- Born: 27 August 1919 Aker, Norway
- Died: 3 May 1993 (aged 73) Oslo
- Occupations: Engineer Military officer
- Parent: Arnold Rørholt
- Relatives: Vera Henriksen (cousin)
- Awards: War Cross with Sword Distinguished Service Order Order of St. Olav

= Bjørn Rørholt =

Norwegian resistance member and engineer

Bjørn Arnold Rørholt (27 August 1919 – 3 May 1993) was a Norwegian engineer, military officer, Secret Intelligence Service agent and resistance member during World War II.

==Early life==
Rørholt was born in Aker Municipality as the son of military officer Arnold Rørholt (1884–1961) and his wife Luise Fredrikke Lund (1891–1965). He was a first cousin of Vera Henriksen and a great-grandson of Friedrich Roscher.

Rørholt finished his secondary education in 1937, and enrolled at the Norwegian Institute of Technology in 1939. After a short time, he was drafted for compulsory military service. Not long after, when the Norwegian Military Academy opened for an extra influx of recruits, Rørholt enrolled there.

==World War II==
When World War II reached Norway on 9 April 1940, with the German invasion, the Military Academy cadet Rørholt helped fighting to repel the invaders. However, after the Norwegian Campaign Germany emerged victorious, and occupied Norway. After a short time as a prisoner-of-war, Rørholt returned to the Institute of Technology in autumn 1940.

In September 1940, the Secret Intelligence Service established two stations for radio communication; the so-called Skylark A was led by Sverre Midtskau in Oslo while Skylark B was led by Erik Welle-Strand in Trondheim. Egil Reksten later took over for Welle-Strand. Skylark B established regular contact with the intelligence in London in 1941, and helped spread messages about German troop and naval movements as well as vital information about German activity at Vemork heavy water plant. In September 1941, however, Gestapo managed to track the Skylark B transmitting activity. Rørholt travelled to Oslo as a decoy, he then was nearly captured but escaped. His father was held hostage until November 1942. Rørholt fled to Sweden via Iddefjord, accompanied by Knut Haukelid who had been involved in the Skylark A group in Oslo. Rørholt then travelled from Stockholm to Great Britain. Initially, he was withdrawn from active service because he might be known to the Germans.

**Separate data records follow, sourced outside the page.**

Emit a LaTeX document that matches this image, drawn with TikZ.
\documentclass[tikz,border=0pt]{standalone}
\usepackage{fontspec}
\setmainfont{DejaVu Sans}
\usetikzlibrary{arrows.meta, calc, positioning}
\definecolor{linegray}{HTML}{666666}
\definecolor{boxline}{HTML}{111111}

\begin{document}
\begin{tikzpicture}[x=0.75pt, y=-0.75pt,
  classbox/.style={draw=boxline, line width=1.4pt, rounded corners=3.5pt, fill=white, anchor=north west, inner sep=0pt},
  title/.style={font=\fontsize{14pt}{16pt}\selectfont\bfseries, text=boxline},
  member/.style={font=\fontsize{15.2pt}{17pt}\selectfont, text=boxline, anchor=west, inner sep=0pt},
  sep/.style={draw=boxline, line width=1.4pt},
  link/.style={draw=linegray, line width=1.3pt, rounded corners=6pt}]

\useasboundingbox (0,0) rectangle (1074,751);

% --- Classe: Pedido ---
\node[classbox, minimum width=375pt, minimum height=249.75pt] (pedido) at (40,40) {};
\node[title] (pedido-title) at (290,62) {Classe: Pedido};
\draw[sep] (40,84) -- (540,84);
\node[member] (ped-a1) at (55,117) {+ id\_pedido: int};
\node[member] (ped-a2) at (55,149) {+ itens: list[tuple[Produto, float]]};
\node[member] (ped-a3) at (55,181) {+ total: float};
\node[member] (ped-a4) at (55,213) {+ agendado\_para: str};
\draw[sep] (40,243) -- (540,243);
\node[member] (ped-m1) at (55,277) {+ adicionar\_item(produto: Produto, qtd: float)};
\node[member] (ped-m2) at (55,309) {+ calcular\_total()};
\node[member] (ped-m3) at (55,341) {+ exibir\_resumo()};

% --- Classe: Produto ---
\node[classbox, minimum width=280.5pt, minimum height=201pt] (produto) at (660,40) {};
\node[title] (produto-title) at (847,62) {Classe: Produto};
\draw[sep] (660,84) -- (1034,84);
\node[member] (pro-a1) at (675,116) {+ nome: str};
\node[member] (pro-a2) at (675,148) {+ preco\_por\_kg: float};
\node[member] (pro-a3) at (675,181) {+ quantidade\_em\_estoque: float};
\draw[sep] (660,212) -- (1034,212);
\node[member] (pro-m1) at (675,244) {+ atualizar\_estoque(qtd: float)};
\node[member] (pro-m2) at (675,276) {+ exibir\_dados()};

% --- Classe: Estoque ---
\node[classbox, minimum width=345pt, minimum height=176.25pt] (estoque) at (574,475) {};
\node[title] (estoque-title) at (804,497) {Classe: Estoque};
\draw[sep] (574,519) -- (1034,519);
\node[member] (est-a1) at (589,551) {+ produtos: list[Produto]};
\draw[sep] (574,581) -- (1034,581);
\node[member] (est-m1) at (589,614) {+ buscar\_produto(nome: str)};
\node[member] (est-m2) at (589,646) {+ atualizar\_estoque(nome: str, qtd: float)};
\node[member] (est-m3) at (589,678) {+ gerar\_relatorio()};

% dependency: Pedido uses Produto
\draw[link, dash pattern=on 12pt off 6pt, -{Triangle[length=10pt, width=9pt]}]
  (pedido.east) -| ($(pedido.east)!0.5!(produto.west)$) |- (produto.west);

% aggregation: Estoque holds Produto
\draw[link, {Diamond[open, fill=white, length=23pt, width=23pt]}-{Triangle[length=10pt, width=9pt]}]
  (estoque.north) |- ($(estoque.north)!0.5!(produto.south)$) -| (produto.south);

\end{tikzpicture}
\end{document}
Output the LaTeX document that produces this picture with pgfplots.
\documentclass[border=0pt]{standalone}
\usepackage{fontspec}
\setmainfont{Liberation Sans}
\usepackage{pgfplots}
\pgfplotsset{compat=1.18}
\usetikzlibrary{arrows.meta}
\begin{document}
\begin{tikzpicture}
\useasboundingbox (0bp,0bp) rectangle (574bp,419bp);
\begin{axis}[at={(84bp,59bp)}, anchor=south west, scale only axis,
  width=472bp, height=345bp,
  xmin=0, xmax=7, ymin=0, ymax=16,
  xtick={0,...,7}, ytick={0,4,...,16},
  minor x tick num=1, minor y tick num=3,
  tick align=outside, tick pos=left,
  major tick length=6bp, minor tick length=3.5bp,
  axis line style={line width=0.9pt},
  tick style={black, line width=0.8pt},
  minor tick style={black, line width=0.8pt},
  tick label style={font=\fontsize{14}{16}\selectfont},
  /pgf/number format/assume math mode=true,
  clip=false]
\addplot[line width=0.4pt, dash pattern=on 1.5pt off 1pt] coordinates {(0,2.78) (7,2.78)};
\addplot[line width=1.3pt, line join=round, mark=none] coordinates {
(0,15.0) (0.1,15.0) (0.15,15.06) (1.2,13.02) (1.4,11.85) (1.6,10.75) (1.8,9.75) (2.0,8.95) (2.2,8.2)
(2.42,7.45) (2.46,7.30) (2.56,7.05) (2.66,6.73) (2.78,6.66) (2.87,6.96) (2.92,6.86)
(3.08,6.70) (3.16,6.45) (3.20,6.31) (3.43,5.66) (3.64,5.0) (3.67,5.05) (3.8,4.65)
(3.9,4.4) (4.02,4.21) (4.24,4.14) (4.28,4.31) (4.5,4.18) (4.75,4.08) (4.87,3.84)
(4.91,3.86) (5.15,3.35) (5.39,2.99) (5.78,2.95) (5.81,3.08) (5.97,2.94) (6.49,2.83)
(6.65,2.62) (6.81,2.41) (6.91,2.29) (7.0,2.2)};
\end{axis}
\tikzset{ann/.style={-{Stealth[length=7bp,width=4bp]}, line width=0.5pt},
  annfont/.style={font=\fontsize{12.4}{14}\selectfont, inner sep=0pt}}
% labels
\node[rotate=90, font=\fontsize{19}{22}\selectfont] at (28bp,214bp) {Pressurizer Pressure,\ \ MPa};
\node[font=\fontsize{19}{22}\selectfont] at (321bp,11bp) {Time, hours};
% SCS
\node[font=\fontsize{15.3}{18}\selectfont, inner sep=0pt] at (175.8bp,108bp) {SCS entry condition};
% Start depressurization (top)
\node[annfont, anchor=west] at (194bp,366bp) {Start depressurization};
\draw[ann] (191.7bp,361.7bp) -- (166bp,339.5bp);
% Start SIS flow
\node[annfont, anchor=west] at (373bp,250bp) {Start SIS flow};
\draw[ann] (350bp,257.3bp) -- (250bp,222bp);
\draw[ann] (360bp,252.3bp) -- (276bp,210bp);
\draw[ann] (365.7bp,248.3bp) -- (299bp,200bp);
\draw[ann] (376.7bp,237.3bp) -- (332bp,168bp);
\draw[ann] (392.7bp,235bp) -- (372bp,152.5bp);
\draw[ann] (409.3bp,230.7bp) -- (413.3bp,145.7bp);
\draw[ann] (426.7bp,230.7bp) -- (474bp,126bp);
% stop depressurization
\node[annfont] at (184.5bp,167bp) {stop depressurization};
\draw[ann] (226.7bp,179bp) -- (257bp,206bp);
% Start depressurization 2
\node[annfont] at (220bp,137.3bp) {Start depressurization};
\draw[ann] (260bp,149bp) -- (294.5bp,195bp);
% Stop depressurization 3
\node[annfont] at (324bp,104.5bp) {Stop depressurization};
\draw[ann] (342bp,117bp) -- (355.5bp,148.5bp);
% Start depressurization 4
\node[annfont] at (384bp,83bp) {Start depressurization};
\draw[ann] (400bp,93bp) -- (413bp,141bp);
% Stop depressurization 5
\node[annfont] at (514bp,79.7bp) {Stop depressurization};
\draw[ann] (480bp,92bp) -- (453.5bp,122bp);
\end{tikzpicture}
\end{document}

From 1942, the question of the German battleship Tirpitz became important. The presence of the ship in the Atlantic Ocean would be highly hazardous for the Allies; thus the commanders wanted to track the ship's movements. A radio post named "Theta" was organized by Bjarne Thorsen, but the Allies wanted more. Rørholt returned to Norway in 1942 to operate the SIS radio station "Lerken". Four radio transmitters were placed in the Trondheim area, one of them at the German-fortified Agdenes. Rørholt held a false identity as an insurance agent, and was thus allowed to travel freely with the alleged purpose of visiting customers. He was even escorted by the authorities from Agdenes to Trondheim. When Tirpitz was moved towards Northern Norway, "Lerken" was superseded by "Upsilon" and the network "Venus". Einar Johansen was the central person here. The group of Norwegian resistance members that surveilled Tirpitz, referred to themselves as Barnepikene, "The Babysitters". The radio post in Agdenes continued after the 1944 sinking of Tirpitz, and was operated by Magne Hassel.

From November 1942, Rørholt was transferred to the department 4 (FO IV) of the Ministry of Defence, chairing the education of Norwegian radio agents in Great Britain. From 1944 to 1945, he participated in the liberation of Northern Norway, being one of the key figures on the Norwegian side together with Bernt Balchen. Also, the world-famous explorer Thor Heyerdahl was his second-in-command.

Rørholt was awarded the War Cross with Sword and the Distinguished Service Order for his war contributions. Reportedly, he was the first Norwegian to receive the Distinguished Service Order. He was also a Commander of the Royal Norwegian Order of St. Olav.

==Later career==
After the war Rørholt travelled to the United States. He had a position at the Norwegian Embassy in Washington DC, and later continued his engineering studies at the Harvard University, specializing in binary and communication technology. He started working for the Norwegian Armed Forces (Sambandsregimentet) in 1949. He constructed the chiffer machine ETCRRM which was produced at Kjeller and used by NATO. In the military, he reached the rank of Colonel in 1958. At that time he was the youngest Colonel in Norway, aged 39.

In 1985 he constructed a battery-driven, portable radar for blind people. The device, nicknamed "The Bat", was based on ultrasound and mimicked the bat's sensory system. He wrote two memoir books from his World War II experiences, Amatørspionen "Lerken" ("Amateur Spy 'The Lark'", 1985) and Usynlige soldater ("Invisible Soldiers", 1990)—the latter together with Bjarne Thorsen. He was married to Mia Sverdrup Thygeson from 1949, and to Elsa Lundh from 1978.